We can also use our lm fit to draw the regression line on top of our initial scatterplot, using the following syntax:
plot(formula = testscr ~ str,
data = Caschool,
xlab = "Student/Teacher Ratio",
ylab = "Average Test Score", pch = 21, col = 'blue')# same plot as before
abline(fit_california, col = 'red') # add regression line
As you probably expected, there is a slight downward correlation between a school’s Student/Teacher Ratio and its average test results.

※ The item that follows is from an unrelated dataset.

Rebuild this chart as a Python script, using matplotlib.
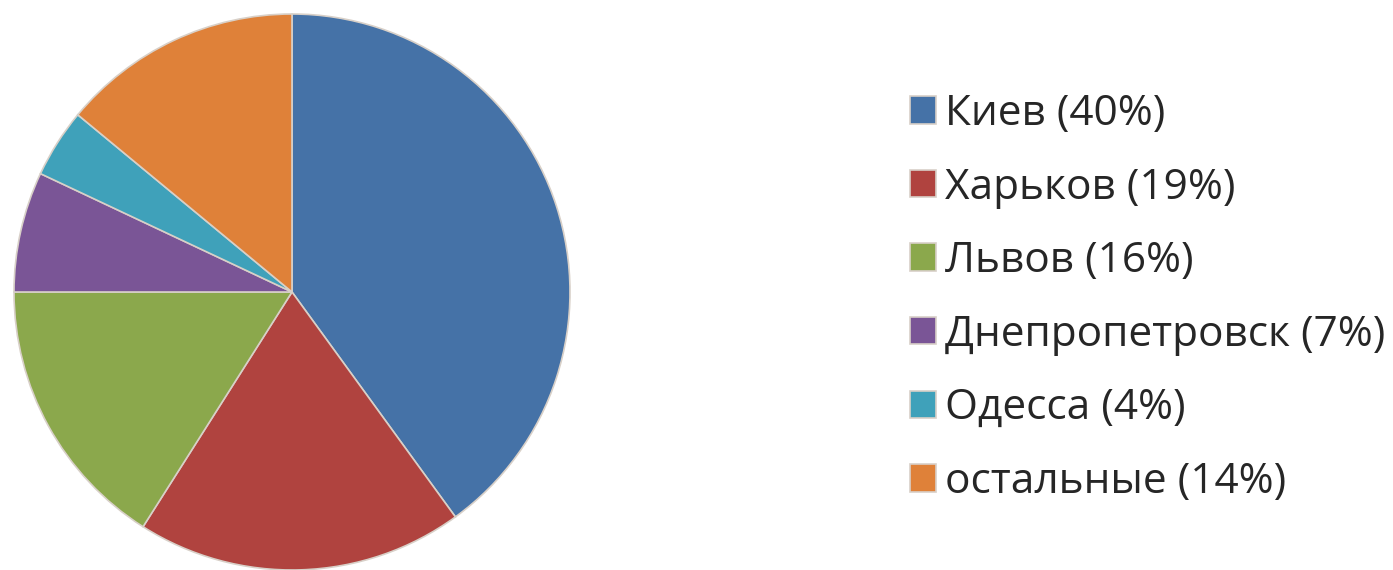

With these tools in place, it is fairly straigtforward to estimate models with more than one dependent variables, for example adding families’ average income to our previous model:
\[testscr_i = \beta_0 + \beta_1 (str)_i + \beta_2 (avginc)_i + \epsilon_i\] We can incoporate this new variable to our model by simply adding it to our formula:
fit_multivariate <- lm(formula = "testscr ~ str + avginc", data = Caschool)
summary(fit_multivariate)
##
## Call:
## lm(formula = "testscr ~ str + avginc", data = Caschool)
##
## Residuals:
## Min 1Q Median 3Q Max
## -39.608 -9.052 0.707 9.259 31.898
##
## Coefficients:
## Estimate Std. Error t value Pr(>|t|)
## (Intercept) 638.72915 7.44908 85.746 <2e-16 ***
## str -0.64874 0.35440 -1.831 0.0679 .
## avginc 1.83911 0.09279 19.821 <2e-16 ***
## ---
## Signif. codes: 0 '***' 0.001 '**' 0.01 '*' 0.05 '.' 0.1 ' ' 1
##
## Residual standard error: 13.35 on 417 degrees of freedom
## Multiple R-squared: 0.5115, Adjusted R-squared: 0.5091
## F-statistic: 218.3 on 2 and 417 DF, p-value: < 2.2e-16
Although it is quite cumbersome and not typical to visualize multivariate regressions, we can still do this with 2 explanatory variables using a regression (2-dimensional) plane.
While you explore this plot, ask yourself the following question: if you could only choose one of the two explanatory variables in our model (that is, either \(str\) or \(avginc\)) to predict the value of a given school’s average test score, which one would you choose? Why? Discuss this with your classmates.